May Morning (Maryon)
From Wikipedia, the free encyclopedia
| May Morning | |
|---|---|
| Artist | Edith Maryon |
| Year | 1901 |
May Morning is a 1901 relief by the English sculptor Edith Maryon. Intended as a decoration to be placed over a fireplace, it is three times as wide as it is high, and was inspired by William Wordsworth's Ode Composed on a May Morning. The work was exhibited at the Royal Academy of Art and the Walker Art Gallery in 1901, and widely illustrated in art publications.
The relief belongs to a category of works by Maryon involving references to the elemental world. In her later career, after joining the Anthroposophical Society led by Rudolf Steiner, Maryon created additional reliefs that, like May Morning, display a narrative form.
Edith Maryon was born in London on 9 February 1872.[1][2] She was educated there and in Geneva, then studied art, including at the Royal College of Art;[3] in 1901, one of her teachers there, Édouard Lantéri, termed Maryon and Benjamin Clemens his best students.[4] Between 1899 and 1912, when Maryon was approximately 27 to 40 years old and living in London, she exhibited numerous works, particularly at the Royal Academy of Arts and the Walker Art Gallery.[5] These works, according to her biographer Rex Raab, tended to fall into five categories: first, the world of external physical being; second, references to the elemental world; third, motifs reflecting the human soul; fourth, allegorical works representing spiritual forces and beings; and fifth, a combination of emotional and spiritual aspects.[6] Maryon exhibited little if at all after 1912.[7]

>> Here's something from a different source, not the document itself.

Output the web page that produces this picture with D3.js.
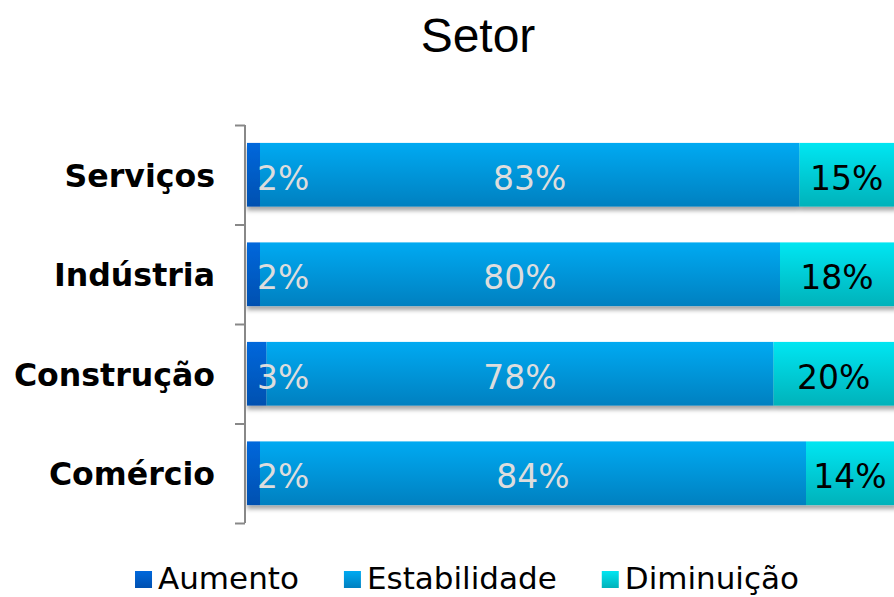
<!DOCTYPE html>
<html>
<head>
<meta charset="utf-8">
<title>Setor</title>
<script src="https://cdn.jsdelivr.net/npm/d3@7"></script>
<style>
  body { margin: 0; background: #fff; overflow: hidden; }
  .axis path, .axis line { stroke: #888; stroke-width: 2; }
  .cat { font-family: "DejaVu Sans", Verdana, sans-serif; font-weight: bold; font-size: 31.6px; }
  .lbl { font-family: "DejaVu Sans", Verdana, sans-serif; font-size: 33px; }
  .legend text { font-family: "DejaVu Sans", Verdana, sans-serif; font-size: 31px; }
</style>
</head>
<body>
<script>
// data, top to bottom
var categories = ['Serviços', 'Indústria', 'Construção', 'Comércio'];
var seriesNames = ['Aumento', 'Estabilidade', 'Diminuição'];
var aumento = [2, 2, 3, 2];
var estabilidade = [83, 80, 78, 84];
var diminuicao = [15, 18, 20, 14];

var colorsTop = ['#0068dc', '#00aaf2', '#00e6f2'];
var colorsBottom = ['#0050b0', '#0080c0', '#00b2ba'];
var labelColors = ['#dddddd', '#dddddd', '#000000'];

var W = 894, H = 597;
var margin = {left: 247, top: 125, bottom: 74};

var rows = categories.map(function(c, i) {
  return {cat: c, vals: [aumento[i], estabilidade[i], diminuicao[i]]};
});

var svg = d3.select('body').append('svg')
  .attr('width', W).attr('height', H);

var defs = svg.append('defs');
seriesNames.forEach(function(s, i) {
  var g = defs.append('linearGradient').attr('id', 'grad' + i)
    .attr('x1', 0).attr('y1', 0).attr('x2', 0).attr('y2', 1);
  g.append('stop').attr('offset', '0%').attr('stop-color', colorsTop[i]);
  g.append('stop').attr('offset', '100%').attr('stop-color', colorsBottom[i]);
});
defs.append('filter').attr('id', 'shadow')
  .attr('x', '-5%').attr('y', '-10%').attr('width', '110%').attr('height', '130%')
  .append('feDropShadow')
  .attr('dx', 0).attr('dy', 4).attr('stdDeviation', 2)
  .attr('flood-color', '#000').attr('flood-opacity', 0.35);

var x = d3.scaleLinear().domain([0, 100]).range([margin.left, 897]);
var y = d3.scaleBand().domain(categories)
  .range([margin.top, H - margin.bottom])
  .paddingInner(0.36).paddingOuter(0.18);

// title
svg.append('text')
  .attr('x', 478).attr('y', 52)
  .attr('text-anchor', 'middle')
  .style('font-family', '"Liberation Sans", Arial, sans-serif')
  .style('font-size', '48px')
  .text('Setor');

// bars
var barG = svg.selectAll('.row').data(rows).enter().append('g')
  .attr('class', 'row')
  .attr('filter', 'url(#shadow)');

barG.each(function(d) {
  var g = d3.select(this);
  var acc = 0;
  d.vals.forEach(function(v, i) {
    g.append('rect')
      .attr('x', x(acc))
      .attr('y', y(d.cat))
      .attr('width', x(acc + v) - x(acc))
      .attr('height', y.bandwidth())
      .attr('fill', 'url(#grad' + i + ')');
    acc += v;
  });
});

// data labels
rows.forEach(function(d) {
  var acc = 0;
  var cy = y(d.cat) + y.bandwidth() / 2;
  d.vals.forEach(function(v, i) {
    var x0 = x(acc), x1 = Math.min(x(acc + v), W);
    var t = svg.append('text')
      .attr('class', 'lbl')
      .attr('y', cy + 15)
      .attr('fill', labelColors[i])
      .text(v + '%');
    if (i == 0) {
      t.attr('x', x0 + 10).attr('text-anchor', 'start');
    } else {
      t.attr('x', (x0 + x1) / 2).attr('text-anchor', 'middle');
    }
    acc += v;
  });
});

// axis with ticks between bands
var yEdge = d3.scaleLinear().domain([0, categories.length])
  .range([margin.top, H - margin.bottom]);
svg.append('g')
  .attr('class', 'axis')
  .attr('transform', 'translate(' + (margin.left - 2) + ',0)')
  .call(d3.axisLeft(yEdge).tickValues(d3.range(categories.length + 1))
    .tickFormat('').tickSize(10).tickSizeOuter(0))
  .select('.domain').attr('d', 'M0,' + margin.top + 'V' + (H - margin.bottom));

// category labels
svg.selectAll('.cat').data(categories).enter().append('text')
  .attr('class', 'cat')
  .attr('x', 215)
  .attr('y', function(d) { return y(d) + y.bandwidth() / 2 + 12; })
  .attr('text-anchor', 'end')
  .text(function(d) { return d; });

// legend
var legend = svg.append('g').attr('class', 'legend');
var items = legend.selectAll('g').data(seriesNames).enter().append('g');
items.append('rect')
  .attr('width', 17).attr('height', 17)
  .attr('y', 571)
  .attr('fill', function(d, i) { return 'url(#grad' + i + ')'; });
items.append('text')
  .attr('x', 23).attr('y', 589)
  .text(function(d) { return d; });
var pos = 0;
items.each(function() {
  var w = this.querySelector('text').getComputedTextLength();
  d3.select(this).attr('transform', 'translate(' + pos + ',0)');
  pos += 23 + w + 45;
});
pos -= 45;
legend.attr('transform', 'translate(' + (467 - pos / 2) + ',0)');
</script>
</body>
</html>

Maryon was interested in the esoteric at least as early as 1909, and in 1912 travelled to Germany to meet the anthroposophist Rudolf Steiner for the first time.[8][9][10] In 1914 she travelled to Dornach—the place where Steiner had resolved to centre the anthroposophical movement and build the Goetheanum as its central structure.[11][12] Over the next decade, until her death in 1924, Maryon rarely left Dornach.[13][14] She became a close collaborator of Steiner; among other contributions while there, she was heavily involved in creating both the monumental sculpture The Representative of Humanity, and the eurythmy figures depicting an anthroposophical form of dance.[15]
Description
The relief was intended to function as a decorative element above a fireplace, and is three times as wide as it is high.[16][17] It is inspired by Ode Composed on a May Morning by William Wordsworth,[18] and the exhibition catalogues quoted four lines from the ode:[16][19][20]
"When youths and maids
At peep of dawn would rise,
And wander forth, in forest glades
Thy birth to solemnize."
According to Raab, May Morning belongs to the second category of works by Maryon, regarding references to the elemental world.[21] Other examples from this category include The Pixies' Ring, exhibited at the Royal Academy of Arts and the Thirty-sixth Autumn Exhibition at the Walker Art Gallery in 1906 and 1907,[22][23] and The Enchanted Garden, exhibited at the Royal Academy of Arts in 1908.[24][25] Maryon's reliefs from her time in London, like May Morning, also presage her later anthroposophical reliefs made in Dornach, which similarly share a narrative character.[26]